• **EXERCISE TASK**: Check each line of the listing below for the string "diagram", and copy the ones that have it.

• **SUPPLIED MATERIAL**:

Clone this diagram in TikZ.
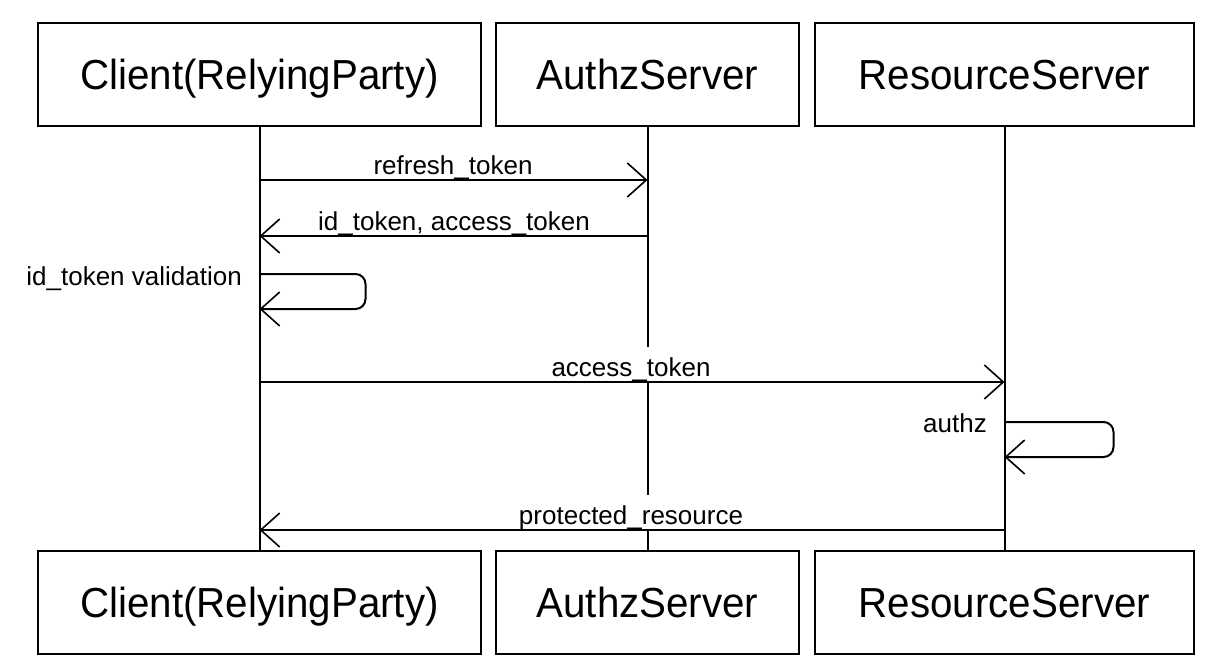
\documentclass[tikz,border=0pt]{standalone}
\usepackage{fontspec}
\setmainfont{Liberation Sans}
\newfontfamily\actorfont[FakeStretch=0.96]{Liberation Sans}
\usetikzlibrary{arrows.meta}
\begin{document}
\begin{tikzpicture}[x=1pt,y=-1pt,
  actor/.style={draw, line width=2pt, minimum height=103pt, inner sep=0pt, text height=30pt, text depth=0pt, font=\actorfont\fontsize{42}{48}\selectfont},
  life/.style={line width=2pt},
  msg/.style={line width=2pt, -{Straight Barb[length=19pt,width=34pt,line width=1.6pt]}},
  lbl/.style={font=\fontsize{26}{30}\selectfont, fill=white, inner xsep=2pt, inner ysep=6pt, text height=23pt, text depth=0pt, anchor=base},
  note/.style={font=\fontsize{26}{30}\selectfont, inner sep=0pt, anchor=base east},
]
\useasboundingbox (0,0) rectangle (1215,669);
% actors
\node[actor, minimum width=443pt] (c1) at (259.5,74.5) {Client(RelyingParty)};
\node[actor, minimum width=303pt] (a1) at (647.5,74.5) {AuthzServer};
\node[actor, minimum width=379pt] (r1) at (1004.5,74.5) {ResourceServer};
\node[actor, minimum width=443pt] (c2) at (259.5,602) {Client(RelyingParty)};
\node[actor, minimum width=303pt] (a2) at (647.5,602) {AuthzServer};
\node[actor, minimum width=379pt] (r2) at (1004.5,602) {ResourceServer};
% lifelines
\draw[life] (c1.south) -- (c2.north);
\draw[life] (a1.south) -- (a2.north);
\draw[life] (r1.south) -- (r2.north);
% message points
\coordinate (m1c) at (c1 |- 0,180);  \coordinate (m1a) at (a1 |- 0,180);
\coordinate (m2c) at (c1 |- 0,236);  \coordinate (m2a) at (a1 |- 0,236);
\coordinate (l1s) at (c1 |- 0,274);  \coordinate (l1e) at (c1 |- 0,309);
\coordinate (m3c) at (c1 |- 0,382);  \coordinate (m3r) at (r1 |- 0,382);
\coordinate (l2s) at (r1 |- 0,422);  \coordinate (l2e) at (r1 |- 0,457);
\coordinate (m4c) at (c1 |- 0,530);  \coordinate (m4r) at (r1 |- 0,530);
% labels
\node[lbl] (t1) at (453,174) {refresh\_token};
\node[lbl] (t2) at (454,230) {id\_token, access\_token};
\node[note] (t3) at (242,285) {id\_token validation};
\node[lbl] (t4) at (631,376) {access\_token};
\node[note] (t5) at (987,432) {authz};
\node[lbl] (t6) at (631,524) {protected\_resource};
% messages
\draw[msg] (m1c) -- (m1a);
\draw[msg] (m2a) -- (m2c);
\draw[msg, rounded corners=10pt] (l1s) -- ++(106,0) -- ++(0,35) -- (l1e);
\draw[msg] (m3c) -- (m3r);
\draw[msg, rounded corners=10pt] (l2s) -- ++(109,0) -- ++(0,35) -- (l2e);
\draw[msg] (m4r) -- (m4c);
\end{tikzpicture}
\end{document}
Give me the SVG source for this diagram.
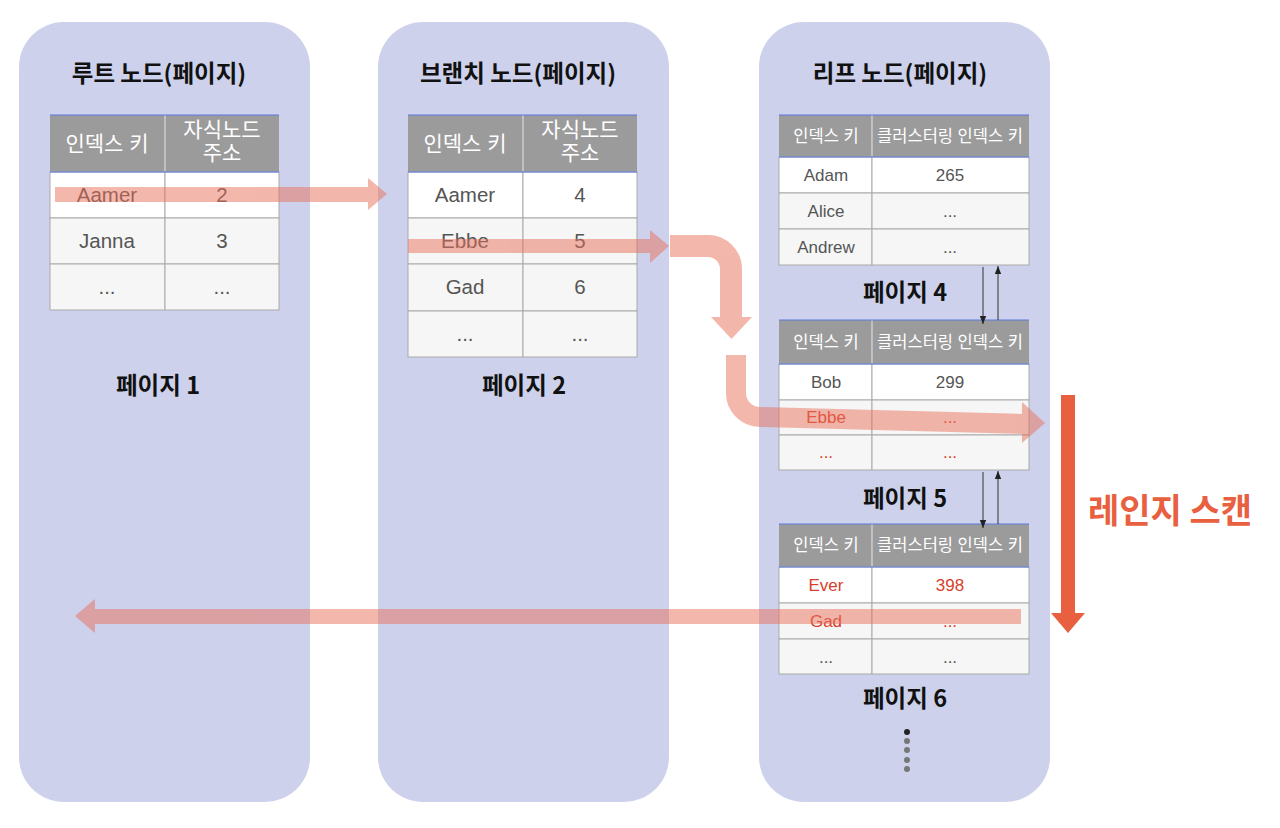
<svg xmlns="http://www.w3.org/2000/svg" width="1280" height="828" viewBox="0 0 1280 828">
<defs>
<style>
.panel{fill:#cdd1ec}
.hdr{fill:#9b9b9b}
.c{stroke:#aaaaaa;stroke-width:1}
.w{fill:#ffffff}
.g{fill:#f6f6f6}
.bl{stroke:#5b7be0;stroke-width:1.2}
.hv{stroke:#e6e6e6;stroke-width:1}
.t{font-family:"Liberation Sans","Noto Sans CJK KR",sans-serif;text-anchor:middle}
.ht{fill:#ffffff;font-size:21px}
.hs{fill:#ffffff;font-size:16.5px}
.rt{fill:#555555;font-size:20.5px}
.rs{fill:#555555;font-size:17px}
.red{fill:#d9402a}
.title{font-family:"Noto Sans CJK KR",sans-serif;font-weight:bold;fill:#111111;font-size:23.5px;text-anchor:middle}
.pa{fill:#e9705a}
.ps{stroke:#e9705a;fill:none}
.sm{stroke:#333333;stroke-width:1}
</style>
<marker id="ah" viewBox="0 0 8 8" refX="8" refY="4" markerWidth="8" markerHeight="8" markerUnits="userSpaceOnUse" orient="auto">
<path d="M0,0.8 L8,4 L0,7.2 Z" fill="#222222"/>
</marker>
</defs>
<rect width="1280" height="828" fill="#ffffff"/>

<g id="panel-root">
<rect class="panel" x="19" y="22" width="291" height="780" rx="45"/>
<text class="title" x="159" y="82">루트 노드(페이지)</text>
<text class="title" x="158" y="394">페이지 1</text>
</g>
<g id="panel-branch">
<rect class="panel" x="378" y="22" width="291" height="780" rx="45"/>
<text class="title" x="518" y="82">브랜치 노드(페이지)</text>
<text class="title" x="524" y="394">페이지 2</text>
</g>
<g id="panel-leaf">
<rect class="panel" x="759" y="22" width="291" height="780" rx="45"/>
<text class="title" x="900" y="82">리프 노드(페이지)</text>
<text class="title" x="905" y="301">페이지 4</text>
<text class="title" x="905" y="507">페이지 5</text>
<text class="title" x="905" y="707">페이지 6</text>
<circle cx="907" cy="732" r="3" fill="#222222"/>
<circle cx="907" cy="741" r="3" fill="#777777"/>
<circle cx="907" cy="750" r="3" fill="#777777"/>
<circle cx="907" cy="760" r="3" fill="#777777"/>
<circle cx="907" cy="769" r="3" fill="#777777"/>
</g>

<g id="page1">
<rect class="hdr" x="50" y="115" width="229" height="57"/>
<line class="hv" x1="165" y1="115" x2="165" y2="172"/>
<line class="bl" x1="50" y1="115" x2="279" y2="115"/>
<rect class="c w" x="50" y="172" width="115" height="46"/><rect class="c w" x="165" y="172" width="114" height="46"/>
<rect class="c g" x="50" y="218" width="115" height="46"/><rect class="c g" x="165" y="218" width="114" height="46"/>
<rect class="c g" x="50" y="264" width="115" height="46"/><rect class="c g" x="165" y="264" width="114" height="46"/>
<line class="bl" x1="50" y1="172" x2="279" y2="172"/>
<text class="t ht" x="107" y="151">인덱스 키</text>
<text class="t ht" x="222" y="137">자식노드</text>
<text class="t ht" x="222" y="160">주소</text>
<text class="t rt" x="107" y="202">Aamer</text><text class="t rt" x="222" y="202">2</text>
<text class="t rt" x="107" y="248">Janna</text><text class="t rt" x="222" y="248">3</text>
<text class="t rt" x="107" y="294">...</text><text class="t rt" x="222" y="294">...</text>
</g>

<g id="page2">
<rect class="hdr" x="408" y="115" width="229" height="57"/>
<line class="hv" x1="523" y1="115" x2="523" y2="172"/>
<line class="bl" x1="408" y1="115" x2="637" y2="115"/>
<rect class="c w" x="408" y="172" width="115" height="46"/><rect class="c w" x="523" y="172" width="114" height="46"/>
<rect class="c g" x="408" y="218" width="115" height="46"/><rect class="c g" x="523" y="218" width="114" height="46"/>
<rect class="c g" x="408" y="264" width="115" height="47"/><rect class="c g" x="523" y="264" width="114" height="47"/>
<rect class="c g" x="408" y="311" width="115" height="46"/><rect class="c g" x="523" y="311" width="114" height="46"/>
<line class="bl" x1="408" y1="172" x2="637" y2="172"/>
<text class="t ht" x="465" y="151">인덱스 키</text>
<text class="t ht" x="580" y="137">자식노드</text>
<text class="t ht" x="580" y="160">주소</text>
<text class="t rt" x="465" y="202">Aamer</text><text class="t rt" x="580" y="202">4</text>
<text class="t rt" x="465" y="248">Ebbe</text><text class="t rt" x="580" y="248">5</text>
<text class="t rt" x="465" y="294">Gad</text><text class="t rt" x="580" y="294">6</text>
<text class="t rt" x="465" y="341">...</text><text class="t rt" x="580" y="341">...</text>
</g>

<g id="page4">
<rect class="hdr" x="779" y="115" width="250" height="42"/>
<line class="hv" x1="872" y1="115" x2="872" y2="157"/>
<line class="bl" x1="779" y1="115" x2="1029" y2="115"/>
<rect class="c w" x="779" y="157" width="93" height="36"/><rect class="c w" x="872" y="157" width="157" height="36"/>
<rect class="c g" x="779" y="193" width="93" height="36"/><rect class="c g" x="872" y="193" width="157" height="36"/>
<rect class="c g" x="779" y="229" width="93" height="36"/><rect class="c g" x="872" y="229" width="157" height="36"/>
<line class="bl" x1="779" y1="157" x2="1029" y2="157"/>
<text class="t hs" x="826" y="142">인덱스 키</text>
<text class="t hs" x="950" y="142">클러스터링 인덱스 키</text>
<text class="t rs" x="826" y="181">Adam</text><text class="t rs" x="950" y="181">265</text>
<text class="t rs" x="826" y="217">Alice</text><text class="t rs" x="950" y="217">...</text>
<text class="t rs" x="826" y="253">Andrew</text><text class="t rs" x="950" y="253">...</text>
</g>

<g id="page5">
<rect class="hdr" x="779" y="320" width="250" height="44"/>
<line class="hv" x1="872" y1="320" x2="872" y2="364"/>
<line class="bl" x1="779" y1="320" x2="1029" y2="320"/>
<rect class="c w" x="779" y="364" width="93" height="36"/><rect class="c w" x="872" y="364" width="157" height="36"/>
<rect class="c g" x="779" y="400" width="93" height="35"/><rect class="c g" x="872" y="400" width="157" height="35"/>
<rect class="c g" x="779" y="435" width="93" height="35"/><rect class="c g" x="872" y="435" width="157" height="35"/>
<line class="bl" x1="779" y1="364" x2="1029" y2="364"/>
<text class="t hs" x="826" y="348">인덱스 키</text>
<text class="t hs" x="950" y="348">클러스터링 인덱스 키</text>
<text class="t rs" x="826" y="388">Bob</text><text class="t rs" x="950" y="388">299</text>
<text class="t rs red" x="826" y="423">Ebbe</text><text class="t rs red" x="950" y="423">...</text>
<text class="t rs red" x="826" y="458">...</text><text class="t rs red" x="950" y="458">...</text>
</g>

<g id="page6">
<rect class="hdr" x="779" y="524" width="250" height="43"/>
<line class="hv" x1="872" y1="524" x2="872" y2="567"/>
<line class="bl" x1="779" y1="524" x2="1029" y2="524"/>
<rect class="c w" x="779" y="567" width="93" height="36"/><rect class="c w" x="872" y="567" width="157" height="36"/>
<rect class="c g" x="779" y="603" width="93" height="36"/><rect class="c g" x="872" y="603" width="157" height="36"/>
<rect class="c g" x="779" y="639" width="93" height="35"/><rect class="c g" x="872" y="639" width="157" height="35"/>
<line class="bl" x1="779" y1="567" x2="1029" y2="567"/>
<text class="t hs" x="826" y="551">인덱스 키</text>
<text class="t hs" x="950" y="551">클러스터링 인덱스 키</text>
<text class="t rs red" x="826" y="591">Ever</text><text class="t rs red" x="950" y="591">398</text>
<text class="t rs red" x="826" y="627">Gad</text><text class="t rs red" x="950" y="627">...</text>
<text class="t rs" x="826" y="663">...</text><text class="t rs" x="950" y="663">...</text>
</g>

<g id="range-scan">
<rect x="1061" y="395" width="14" height="219" fill="#e8603f"/>
<polygon points="1051,613 1085,613 1068,633" fill="#e8603f"/>
<text x="1170" y="523" font-family="Noto Sans CJK KR,sans-serif" font-weight="bold" font-size="34" fill="#e8603f" text-anchor="middle">레인지 스캔</text>
</g>

<g id="connectors">
<g opacity="0.5">
<rect class="pa" x="55" y="187" width="313" height="15"/>
<polygon class="pa" points="368,178 368,210 387,194"/>
</g>
<g opacity="0.5">
<rect class="pa" x="408" y="239" width="242" height="14"/>
<polygon class="pa" points="650,230 650,263 669,246"/>
</g>
<g opacity="0.5">
<path class="ps" stroke-width="22" d="M670,246 H708 A23,23 0 0 1 731,269 V318"/>
<polygon class="pa" points="711,317 752,317 731.5,339"/>
</g>
<g opacity="0.5">
<path class="ps" stroke-width="20" d="M736,355 V393 A24,24 0 0 0 760,417 L1023,424"/>
<polygon class="pa" points="1022,402 1022,443 1045,423"/>
</g>
<g opacity="0.5">
<rect class="pa" x="95" y="609" width="926" height="15"/>
<polygon class="pa" points="95,599 95,633 75,616"/>
</g>
<line class="sm" x1="983" y1="267" x2="983" y2="324" marker-end="url(#ah)"/>
<line class="sm" x1="998" y1="320" x2="998" y2="266" marker-end="url(#ah)"/>
<line class="sm" x1="983" y1="472" x2="983" y2="528" marker-end="url(#ah)"/>
<line class="sm" x1="998" y1="524" x2="998" y2="471" marker-end="url(#ah)"/>
</g>
</svg>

• **OUTPUT OF THE EXERCISE**:
Clone this diagram in TikZ.
Give me the SVG source for this diagram.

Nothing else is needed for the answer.